La langue française permet de s’adresser à quelqu’un en le tutoyant ou en le vouvoyant. Il y a des règles, qui expliquent la différence. Mais aussi des usages, plus subtils que Marie décortique. 

Par Marie H.

Jacques Prévert le proclamait : « Je dis « tu » à tous ceux qui s’aiment, même si je ne les connais pas ». Il avait raison, les poètes ont tous les droits.

Quant à moi, je réserve le « tu » à mes amis d’enfance. Nous avons partagé les joies, les peines et les jeux de nos premières années. Plus tard, nous avons continué à nous tenir chaud et à nous protéger des hivers de la vie. Nous avons parcouru ensemble, avec bonheur, un chemin fraternel. N’est-ce pas Judith, Samuel, Mathias, Victoire et France ? Trouvez-vous comme moi que le « tu » est de rigueur entre vieux guerriers ?

Le « tu » est aussi la marque de la familiarité amoureuse, le « tu » intime de nos amours, tendre chaleur liée à l’acceptation du meilleur des partages, celui des cœurs et des corps.

A l’inverse de ce qui précède, le « vous » implique une distance, un repli sur soi ou une manière de ne pas donner prise à la moindre manifestation de familiarité. Dans le meilleur des cas, le « vous » est un hommage, issu de la reconnaissance d’une supériorité, sans souci d’une hiérarchie sociale préétablie. Il existe aussi un « vous » de simple politesse destiné à saluer une grandeur d’établissement ; nous ne sommes pas dupes, il est facile d’être quelque chose, plus difficile d’être quelqu’un ! 

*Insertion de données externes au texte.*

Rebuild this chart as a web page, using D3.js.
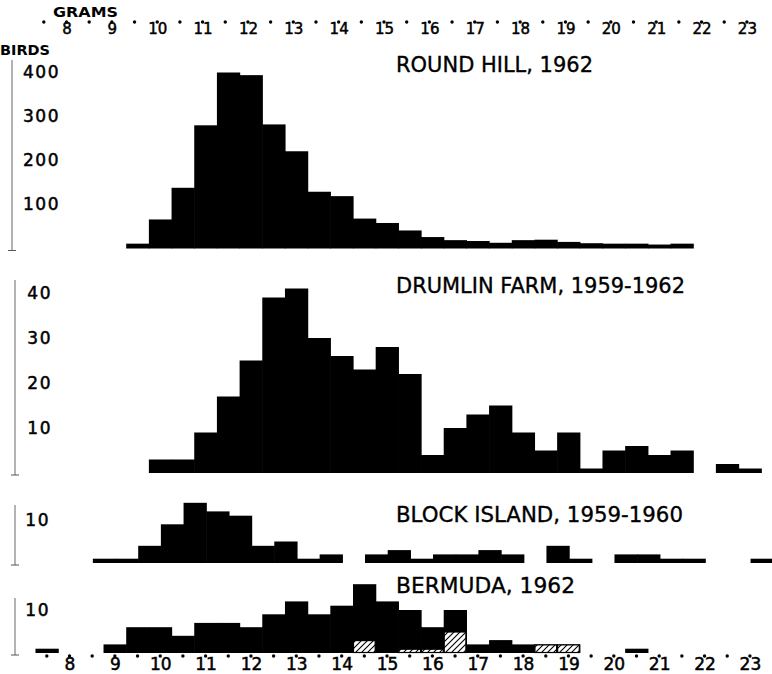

Le passage du « vous » au « tu » peut être le symbole d’une amitié naissante. Le « tu » arrive à son heure et sanctionne des rapports devenus amicaux. Ce grincheux lucide de Schopenhauer préconisait la théorie du hérisson (qui s’y frotte, s’y pique) : « Trop près ça pique, trop loin pas de relation possible ».

Si le « tu » ne jaillit pas spontanément, cela peut résulter d’une éducation « à l’ancienne » où le tutoiement était rare, réservé aux seuls égaux. Le snobisme s’en mêlant, les égaux, sujets d’une sélection sévère, s’avéraient une rareté désolante souvent ridicule.

Si une personne tutoie d’emblée, par ignorance de notre langue et de nos coutumes, ou parce qu’elle respecte un usage de son pays, le tutoiement s’impose, afin de ne pas la gêner. Le tutoiement s’impose également avec les plus jeunes des enfants par tendresse et pour faciliter la communication.

J’allais oublier, le « vous » écarte : importun, glacial, il permet de prendre le large. Le « vous », en maintenant une distance salutaire, peut aussi éviter aux discussions de dégénérer en disputes. Le vouvoiement favorise le respect de l’adversaire et peut éviter d’irréparables grossièretés.

Mais il est agréable de mélanger le « vous » et le « tu » dans certains échanges amicaux ou amoureux. Quand on s’apprécie et qu’on s’aime, tout est possible.